Copy from the first line below down to and including the line with "STEP_RETURN = 0.05". Skip the pictures.

begin

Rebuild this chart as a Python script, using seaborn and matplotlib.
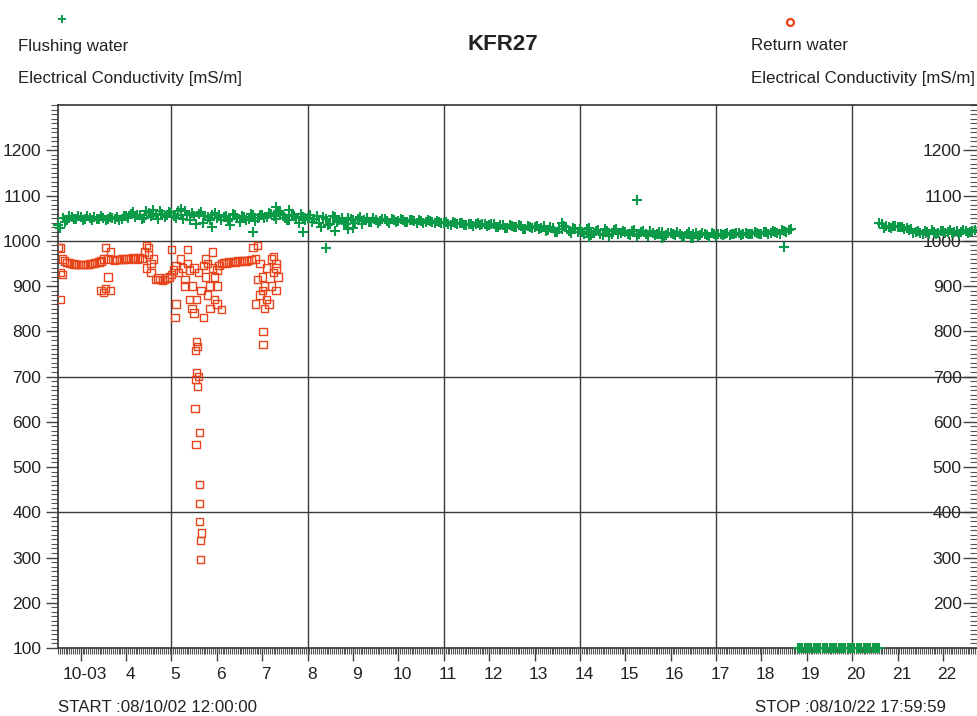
import matplotlib
matplotlib.use("Agg")
import matplotlib.pyplot as plt
import matplotlib.transforms as mtransforms
from matplotlib.lines import Line2D
from matplotlib.ticker import MultipleLocator, FixedLocator
import numpy as np
import pandas as pd
import seaborn as sns

# ---- data (day of October 2008, electrical conductivity mS/m) ----
STEP_FLUSH = 0.1    # sampling step of each flushing-water run, days
STEP_RETURN = 0.05  # sampling step of the return-water run, days

# flushing water, first period (two interleaved sample runs)
flush_start_1a = 2.5
flush_vals_1a = [
    1035, 1050, 1045, 1052, 1048,
    1052, 1048, 1050, 1053, 1049, 1051, 1047, 1050, 1052, 1049,
    1055, 1060, 1052, 1058, 1050, 1062, 1056, 1048, 1060, 1057,
    1062, 1050, 1058, 1065, 1045, 1055, 1060, 1040, 1052, 1058,
    1050, 1045, 1055, 1048, 1058, 1042, 1052, 1048, 1056, 1050,
    1058, 1052, 1060, 1048, 1062, 1050, 1045, 1055, 1040, 1052,
    1050, 1042, 1055, 1030, 1048, 1038, 1052, 1045, 1040, 1050,
    1045, 1048, 1038, 1050, 1042, 1046, 1044, 1049, 1040, 1046,
    1044, 1046, 1042, 1045, 1040, 1043, 1041, 1044, 1040, 1042,
    1040, 1038, 1041, 1036, 1039, 1035, 1038, 1036, 1034, 1037,
    1034, 1036, 1030, 1034, 1028, 1033, 1030, 1032, 1027, 1031,
    1030, 1026, 1032, 1024, 1029, 1020, 1027, 1030, 1018, 1026,
    1025, 1015, 1028, 1018, 1024, 1012, 1022, 1016, 1026, 1018,
    1020, 1012, 1024, 1015, 1022, 1010, 1018, 1014, 1020, 1012,
    1018, 1012, 1016, 1008, 1019, 1014, 1010, 1017, 1013, 1018,
    1010, 1014, 1016, 1013, 1015, 1017, 1014, 1016, 1015, 1018,
    1016, 1019, 1017, 1020, 1015, 1022, 1024,
]
flush_start_1b = 2.55
flush_vals_1b = [
    1028, 1042, 1055, 1047, 1054,
    1046, 1054, 1045, 1049, 1055, 1046, 1053, 1048, 1046, 1054,
    1050, 1064, 1058, 1048, 1066, 1054, 1060, 1065, 1052, 1063,
    1055, 1066, 1048, 1058, 1062, 1038, 1064, 1054, 1046, 1062,
    1058, 1052, 1044, 1060, 1050, 1055, 1046, 1060, 1044, 1058,
    1050, 1062, 1054, 1066, 1056, 1046, 1058, 1050, 1060, 1046,
    1056, 1048, 1040, 1052, 1035, 1055, 1042, 1050, 1036, 1048,
    1040, 1052, 1046, 1042, 1050, 1040, 1048, 1043, 1047, 1042,
    1047, 1041, 1046, 1043, 1045, 1039, 1046, 1042, 1043, 1039,
    1042, 1035, 1039, 1040, 1034, 1038, 1033, 1040, 1037, 1033,
    1037, 1031, 1035, 1029, 1035, 1030, 1034, 1027, 1033, 1029,
    1033, 1028, 1022, 1030, 1019, 1026, 1032, 1022, 1028, 1020,
    1020, 1026, 1012, 1022, 1016, 1026, 1010, 1024, 1014, 1022,
    1016, 1022, 1010, 1020, 1014, 1022, 1012, 1019, 1010, 1018,
    1014, 1020, 1010, 1016, 1006, 1018, 1012, 1015, 1008, 1016,
    1016, 1012, 1018, 1014, 1017, 1013, 1018, 1015, 1019, 1016,
    1020, 1015, 1021, 1018, 1023, 1020, 1026,
]
# flushing water, sensor reading at the floor of the scale
flush_start_2 = 18.8
flush_vals_2 = [100] * 37
FLOOR_STEP = 0.05
# flushing water, last period (two interleaved sample runs)
flush_start_3a = 20.6
flush_vals_3a = [
    1040, 1028, 1030, 1032, 1031, 1030, 1028, 1025, 1020, 1018, 1022,
    1015, 1020, 1018, 1022, 1020, 1017, 1021, 1019, 1022, 1020, 1023,
]
flush_start_3b = 20.65
flush_vals_3b = [
    1036, 1032, 1029, 1033, 1030, 1027, 1024, 1018, 1022, 1015, 1020,
    1024, 1016, 1021, 1018, 1024, 1019, 1015, 1023, 1018, 1021,
]
# flushing water, isolated readings
flush_extra_day = [15.25, 8.4, 18.5, 7.9, 6.8, 9.0, 5.9, 14.2, 16.5, 7.3, 4.6, 8.6,
                   5.2, 6.3, 7.6, 8.9, 13.6, 15.8]
flush_extra_val = [1090, 985, 987, 1020, 1020, 1028, 1030, 1008, 1005, 1075, 1068, 1022,
                   1070, 1035, 1068, 1025, 1040, 1005]

# return water, regular samples starting 2.5
ret_start = 2.5
ret_vals = [
    985, 984, 960, 955, 952, 951, 950, 949, 948, 948,
    947, 948, 947, 948, 949, 950, 951, 952, 953, 955,
    960, 985, 920, 890, 958, 957, 958, 959, 960, 960,
    961, 960, 961, 962, 961, 960, 962, 961, 975, 940,
    985, 930, 960, 915, 918, 915, 912, 915, 918, 920,
    925, 935, 945, 930, 960, 940, 915, 950, 935, 900,
    940, 870, 930, 890, 945, 920, 950, 900, 940, 870,
    935, 945, 950, 952, 951, 953, 952, 954, 953, 955,
    954, 955, 956, 955, 957, 958, 985, 960, 915, 880,
    920, 900, 940, 860, 960, 930, 950, 920,
]
# return water, scattered readings
ret_extra_day = [2.55, 2.6, 2.55, 3.45, 3.5, 3.55, 3.6, 3.65, 4.45, 4.5, 4.55,
                 5.0, 5.1, 5.08, 5.3, 5.35, 5.4, 5.45, 5.5,
                 5.55, 5.57, 5.53, 5.55, 5.6, 5.53, 5.58, 5.52, 5.62, 5.54,
                 5.62, 5.62, 5.62, 5.66, 5.64, 5.64,
                 5.7, 5.75, 5.8, 5.85, 5.9, 5.95, 6.0, 6.0, 6.1,
                 6.9, 6.95, 7.0, 7.05, 7.1, 7.02, 7.02, 7.2, 7.25, 7.3, 7.3, 6.85]
ret_extra_val = [930, 925, 870, 890, 885, 895, 960, 975, 990, 970, 950,
                 980, 860, 830, 900, 980, 870, 850, 840,
                 777, 766, 757, 709, 700, 693, 678, 629, 576, 550,
                 462, 420, 380, 354, 338, 296,
                 830, 960, 880, 850, 975, 920, 860, 900, 848,
                 990, 950, 890, 850, 870, 800, 770, 900, 965, 890, 940, 860]

day_ticks = list(range(3, 23))
day_labels = ["10-03"] + [str(d) for d in range(4, 23)]
grid_days = [5, 8, 11, 14, 17, 20]
grid_vals = [400, 700, 1000]


def run(start, step, vals):
    return pd.DataFrame({"day": start + step * np.arange(len(vals)), "ec": vals})


flush = pd.concat([
    run(flush_start_1a, STEP_FLUSH, flush_vals_1a),
    run(flush_start_1b, STEP_FLUSH, flush_vals_1b),
    run(flush_start_2, FLOOR_STEP, flush_vals_2),
    run(flush_start_3a, STEP_FLUSH, flush_vals_3a),
    run(flush_start_3b, STEP_FLUSH, flush_vals_3b),
    pd.DataFrame({"day": flush_extra_day, "ec": flush_extra_val}),
], ignore_index=True)
ret = pd.concat([
    run(ret_start, STEP_RETURN, ret_vals),
    pd.DataFrame({"day": ret_extra_day, "ec": ret_extra_val}),
], ignore_index=True)

GREEN = "#0a9a48"
RED = "#e8441c"
TXT = "#222222"
GRID = "#3a3a3a"

sns.set_theme(style="white")
plt.rcParams["font.family"] = ["Liberation Sans", "DejaVu Sans"]

fig = plt.figure(figsize=(9.78, 7.16), dpi=100)
ax = fig.add_axes([58 / 978, (716 - 648) / 716, (977 - 58) / 978, (648 - 105) / 716])
ax2 = ax.twinx()
ax.set_zorder(ax2.get_zorder() + 1)
ax.patch.set_visible(False)

for d in grid_days:
    ax.axvline(d, color=GRID, lw=1, zorder=1)
for v in grid_vals:
    ax.axhline(v, color=GRID, lw=1, zorder=1)

sns.scatterplot(data=ret, x="day", y="ec", ax=ax, marker="s", s=28,
                color=RED, facecolor="none", edgecolor=RED, linewidth=1, zorder=3)
sns.scatterplot(data=flush, x="day", y="ec", ax=ax, marker="+", s=55,
                color=GREEN, linewidth=1.5, zorder=4, clip_on=False)

ax.set_xlim(2.5, 22.75)
ax.set_ylim(100, 1300)
ax.set_xlabel("")
ax.set_ylabel("")

ax.xaxis.set_major_locator(FixedLocator(day_ticks))
ax.set_xticklabels(day_labels)
ax.xaxis.set_minor_locator(MultipleLocator(1 / 24))
ax.yaxis.set_major_locator(FixedLocator(list(range(100, 1300, 100))))
ax.yaxis.set_minor_locator(MultipleLocator(10))
ax.tick_params(axis="x", which="major", direction="out", length=9, width=1,
               color="#444444", labelsize=12.5, labelcolor=TXT, pad=5, bottom=True)
ax.tick_params(axis="x", which="minor", direction="out", length=4, width=0.8,
               color="#555555", bottom=True)
ax.tick_params(axis="y", which="major", direction="out", length=9, width=1,
               color="#444444", labelsize=12.5, labelcolor=TXT, pad=3, left=True)
ax.tick_params(axis="y", which="minor", direction="out", length=5, width=0.8,
               color="#555555", left=True)

offset = mtransforms.ScaledTranslation(0.04, 0, fig.dpi_scale_trans)
for lbl in ax.get_xticklabels():
    lbl.set_transform(lbl.get_transform() + offset)

ax2.set_ylim(100, 1300)
ax2.yaxis.set_major_locator(FixedLocator(list(range(200, 1300, 100))))
ax2.yaxis.set_minor_locator(MultipleLocator(10))
ax2.tick_params(axis="y", which="major", direction="in", length=10, width=1,
                color="#444444", labelsize=12.5, labelcolor=TXT, pad=-11,
                right=True, labelright=True)
ax2.tick_params(axis="y", which="minor", direction="in", length=5, width=0.8,
                color="#555555", right=True)
for t in ax2.yaxis.get_major_ticks():
    t.label2.set_horizontalalignment("right")
ax2.grid(False)

for a in (ax, ax2):
    for side, sp in a.spines.items():
        sp.set_color("#333333")
        sp.set_linewidth(1.2)
    a.spines["right"].set_visible(False)
ax2.spines["left"].set_visible(False)
ax2.spines["bottom"].set_visible(False)
ax2.spines["top"].set_visible(False)

# header and footer
HS = 12.2
fig.text(0.5143, 1 - 45 / 716, "KFR27", ha="center", va="center",
         fontsize=16, fontweight="bold", color=TXT)
fig.text(18 / 978, 1 - 46 / 716, "Flushing water", ha="left", va="center",
         fontsize=HS, color=TXT)
fig.text(18 / 978, 1 - 79 / 716, "Electrical Conductivity [mS/m]", ha="left",
         va="center", fontsize=HS, color=TXT)
fig.text(751 / 978, 1 - 45 / 716, "Return water", ha="left", va="center",
         fontsize=HS, color=TXT)
fig.text(751 / 978, 1 - 78 / 716, "Electrical Conductivity [mS/m]", ha="left",
         va="center", fontsize=HS, color=TXT)
fig.add_artist(Line2D([62 / 978], [1 - 19 / 716], marker="+", color=GREEN,
                      markersize=6, markeredgewidth=1.4, transform=fig.transFigure))
fig.add_artist(Line2D([790 / 978], [1 - 22 / 716], marker="o", color=RED,
                      markerfacecolor="none", markersize=5, markeredgewidth=1.6,
                      transform=fig.transFigure))
fig.text(58 / 978, 1 - 708 / 716, "START :08/10/02 12:00:00", ha="left",
         va="center", fontsize=HS, color=TXT)
fig.text(755 / 978, 1 - 708 / 716, "STOP :08/10/22 17:59:59", ha="left",
         va="center", fontsize=HS, color=TXT)

fig.savefig("out.png", dpi=100, facecolor="white")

end

__Written response__
Rebuild this chart as a Python script, using seaborn and matplotlib.
import matplotlib
matplotlib.use("Agg")
import matplotlib.pyplot as plt
import matplotlib.transforms as mtransforms
from matplotlib.lines import Line2D
from matplotlib.ticker import MultipleLocator, FixedLocator
import numpy as np
import pandas as pd
import seaborn as sns

# ---- data (day of October 2008, electrical conductivity mS/m) ----
STEP_FLUSH = 0.1    # sampling step of each flushing-water run, days
STEP_RETURN = 0.05  # sampling step of the return-water run, days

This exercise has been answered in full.